Выбрать главу

О нем расспрашивали из других отделений, интересовались выздоровлением. Когда Степану стало полегче, он рассказывал забавные истории, собирая в палате приличную аудиторию.

Однако Степан почти никогда не звал на помощь, не орал, как другие, при перевязках. Он молчал и тяжело дышал, когда было особенно больно. А больно было, Галя это знала. И видела в его глазах, почти недоступных для прямого взгляда в такие моменты, жестокую борьбу с собственной беспомощностью, которая бросала на дно отчаяния других парней, попавших в такую же ситуацию.

Каким-то образом все узнали, что его мать, получившая известие о том, что ее сын ранен, слегла с инфарктом. К нему приезжала только сестра. Приезжала, но не так часто, как родственники других раненых, почти поселившиеся в госпитале. Но он не давал повода для жалости, которую вызывает у окружающих грусть, уныние и прорывавшаяся тоска. Однако это не значило, что Степан не грустил. Невольная горечь проскальзывала в его шутках, объектом которых он сделал самого себя.

Белоусов прочел записи медсестер, дежуривших последние сутки, с тем же серьезным оптимизмом расспросил Степана о самочувствии, сделал назначения и вышел в коридор, сопровождаемый «свитой» врачей и медсестер. По пути он взялся за двух практикантов, шатавшихся второй день по отделению, подобно двум пугливым привидениям.

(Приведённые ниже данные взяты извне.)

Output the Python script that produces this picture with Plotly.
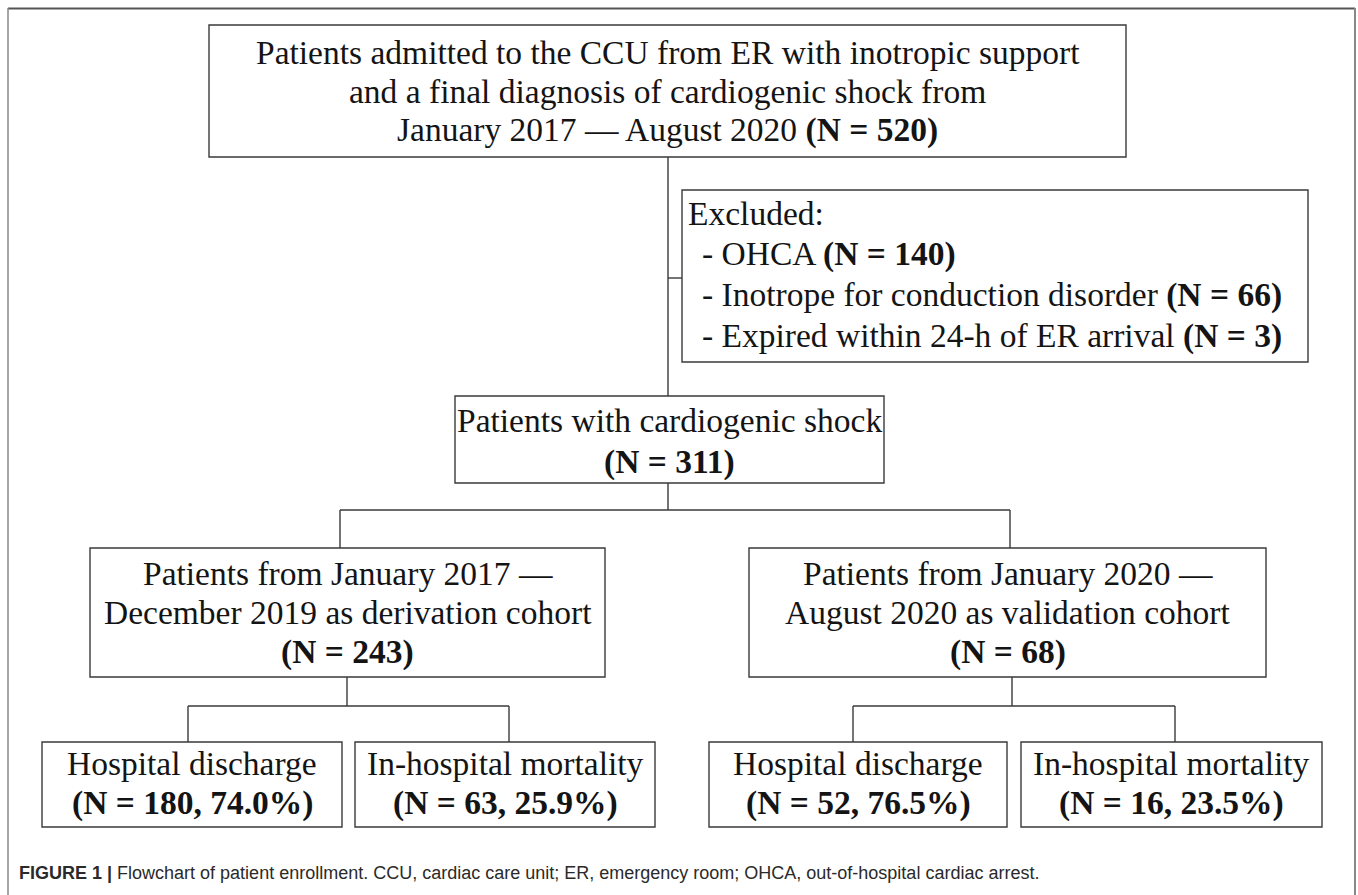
import plotly.graph_objects as go

# ---------------- data ----------------
top_lines = ["Patients admitted to the CCU from ER with inotropic support",
             "and a final diagnosis of cardiogenic shock from",
             "January 2017 \u2014 August 2020"]
n_total = 520
excluded_reasons = ["OHCA", "Inotrope for conduction disorder", "Expired within 24-h of ER arrival"]
excluded_n = [140, 66, 3]
shock_label = "Patients with cardiogenic shock"
n_shock = 311
cohort_lines = [["Patients from January 2017 \u2014", "December 2019 as derivation cohort"],
                ["Patients from January 2020 \u2014", "August 2020 as validation cohort"]]
cohort_n = [243, 68]
outcome_labels = ["Hospital discharge", "In-hospital mortality",
                  "Hospital discharge", "In-hospital mortality"]
outcome_n = [180, 63, 52, 16]
outcome_pct = [74.0, 25.9, 76.5, 23.5]
caption_bold = "FIGURE 1 |"
caption_text = " Flowchart of patient enrollment. CCU, cardiac care unit; ER, emergency room; OHCA, out-of-hospital cardiac arrest."

# ---------------- geometry (layout) ----------------
W, H = 1358, 895
box_top = (209, 25, 1126, 157)
box_excl = (682, 190, 1308, 362)
box_mid = (455, 396, 884, 483)
box_coh = [(90, 548, 605, 677), (749, 548, 1266, 677)]
box_out = [(42, 742, 342, 827), (355, 742, 655, 827),
           (709, 742, 1007, 827), (1021, 742, 1322, 827)]
top_y = [52, 91, 130]
excl_y = [213, 254, 295, 336]
mid_y = [420, 462]
coh_y = [573, 612, 652]
out_y = [763, 803]
branch1_y, branch1_x = 510, [340, 1010]
branch2_y = 706
coh_stem_x = [347, 1012]
branch2_x = [188, 509, 853, 1175]

SERIF = "Liberation Serif, Times New Roman, serif"
FS = 33.5
TXT = "#141414"
LINE = "#3a3a3a"

fig = go.Figure()
shapes = []
ann = []

def rect(b):
    shapes.append(dict(type="rect", x0=b[0], y0=b[1], x1=b[2], y1=b[3],
                       line=dict(color=LINE, width=1.4), fillcolor="white", layer="below"))

def seg(x0, y0, x1, y1):
    shapes.append(dict(type="line", x0=x0, y0=y0, x1=x1, y1=y1,
                       line=dict(color=LINE, width=1.4), layer="below"))

def cx(b):
    return (b[0] + b[2]) / 2

def text(x, y, t, size=FS, xanchor="center"):
    ann.append(dict(x=x, y=y, text=t, showarrow=False, xanchor=xanchor, yanchor="middle",
                    align="left" if xanchor == "left" else "center",
                    font=dict(family=SERIF, size=size, color=TXT)))

# outer frame
shapes.append(dict(type="line", x0=8, y0=8.5, x1=1355, y1=8.5, line=dict(color="#555", width=2)))
shapes.append(dict(type="line", x0=8, y0=8, x1=8, y1=H + 5, line=dict(color="#888", width=1.5)))
shapes.append(dict(type="line", x0=1355, y0=8, x1=1355, y1=H + 5, line=dict(color="#888", width=2)))

# connectors
mx = 668
seg(mx, box_top[3], mx, box_mid[1])
seg(mx, 278, box_excl[0], 278)
seg(mx, box_mid[3], mx, branch1_y)
seg(branch1_x[0], branch1_y, branch1_x[1], branch1_y)
for x in branch1_x:
    seg(x, branch1_y, x, box_coh[0][1])
for i in range(2):
    seg(coh_stem_x[i], box_coh[i][3], coh_stem_x[i], branch2_y)
    xl, xr = branch2_x[2 * i], branch2_x[2 * i + 1]
    seg(xl, branch2_y, xr, branch2_y)
    seg(xl, branch2_y, xl, box_out[0][1])
    seg(xr, branch2_y, xr, box_out[0][1])

for b in [box_top, box_excl, box_mid] + box_coh + box_out:
    rect(b)

# texts
mx_top = cx(box_top)
text(mx_top, top_y[0], top_lines[0])
text(mx_top, top_y[1], top_lines[1])
text(mx_top, top_y[2], top_lines[2] + f" <b>(N = {n_total})</b>")

text(686, excl_y[0], "Excluded:", xanchor="left")
for k, (reason, n) in enumerate(zip(excluded_reasons, excluded_n)):
    text(700, excl_y[k + 1], f"- {reason} <b>(N = {n})</b>", xanchor="left")

text(cx(box_mid), mid_y[0], shock_label)
text(cx(box_mid), mid_y[1], f"<b>(N = {n_shock})</b>")

for b, lines, n in zip(box_coh, cohort_lines, cohort_n):
    text(cx(b), coh_y[0], lines[0])
    text(cx(b), coh_y[1], lines[1])
    text(cx(b), coh_y[2], f"<b>(N = {n})</b>")

for b, lab, n, p in zip(box_out, outcome_labels, outcome_n, outcome_pct):
    text(cx(b), out_y[0], lab)
    text(cx(b), out_y[1], f"<b>(N = {n}, {p:.1f}%)</b>")

# caption
ann.append(dict(x=17, y=873, xanchor="left", yanchor="middle", showarrow=False, align="left",
                text=f"<b>{caption_bold}</b>{caption_text}",
                font=dict(family="Liberation Sans, Arial, sans-serif", size=18, color="#2a2a2a")))

fig.update_layout(
    width=W, height=H, margin=dict(l=0, r=0, t=0, b=0),
    paper_bgcolor="white", plot_bgcolor="white",
    xaxis=dict(range=[0, W], visible=False, fixedrange=True),
    yaxis=dict(range=[H, 0], visible=False, fixedrange=True),
    shapes=shapes, annotations=ann, showlegend=False,
)
fig.write_html("out.html", config={"displayModeBar": False},
               post_script="document.body.style.margin='0px';document.body.style.overflow='hidden';")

— Так, коллеги, поведайте-ка мне, почему в некоторых случаях кровотечение из раны при отрыве конечности может быть небольшим или отсутствовать вовсе? Вы… как вас по имени-отчеству?

— Людмила Викторовна, — покраснев, ответила практикантка, которой до Людмилы Викторовны еще надо было расти и расти.

— Так я вас слушаю, Людмила Викторовна.

— Это… это объясняется падением артериального давления, э-э… размозжением мягких тканей и спадением стенок сосудов, а также э-э… закупоркой разорвавшихся магистральных сосудов, ввернувшейся в их просвет внутренней оболочкой сосуда или образовавшимся тромбом… — отрапортовало будущее светило медицины.

— Господи, — прошептала Оксанка, — я чуть в трусики не писала от страха, когда он меня также спрашивал при всех. И чего я его так боялась, понять не могу. Он же добрый, мягкий, как плюшевый мишка. А как целуется! Галка, можешь мне поверить, ни один мужик меня так не целовал.

Оксанка «подцепила» Белоусова всего год назад на совместном дежурстве в Новый год, и только сам Белоусов пребывал в святой уверенности, что никто об этом романе до сих пор не знает. Начальник отделения был женат, имел двоих дочек и до Оксанки ни с кем романов не заводил. На его счет даже слухов никаких не возникало. Таких, так он, называли «женатыми раз и навсегда».

Но вот однажды он заметил Оксанку, и стойкий однолюб не устоял.

— Если больной длительно находился в состоянии гипотензии, у него вследствие длительного спазма, а затем пареза и шунтирования периферических сосудов развиваются необратимые изменения: образования конгломератов из эритроцитов в капиллярах… — продолжал втолковывать практикантам Оксанкин «новогодний подарок» (она сама его так называла).

— И какие у вас планы? — осторожно спросила Галя.

— Лично у меня никаких, — пожала плечами подруга. — Положение любовницы ни к чему не обязывает. А он… Судя по всему, он ни меня, ни жену не собирается бросать.

— А если появится ребенок?

— Не появится, — отрезала Оксана. — Ребенка я рожу для мужа, а не для любовника.

Гале было жаль подругу. Несмотря на то, что Оксанка делала вид, что у нее вечно «хвост трубой», жизнь прибавила ей ранок на сердце. И об этом никто, кроме Галки, не знал. Еще студенткой Оксана «залетела», но только потому, что пятикурсник Гена, без пяти минут готовый врач, обещал на ней жениться. Она втюрилась в него без памяти. Ходила по общаге, как помешанная, считала часы до встречи, от окошка не отходила, подлавливала его в аудиториях и библиотеках. Короче, вела себя так, как меньше всего мужикам нравится. Геночка мало отличался от всего огромного мужского братства и поэтому скоро почувствовал, что такой хомут, как Оксана, не сможет вынести на своей шее слишком долго.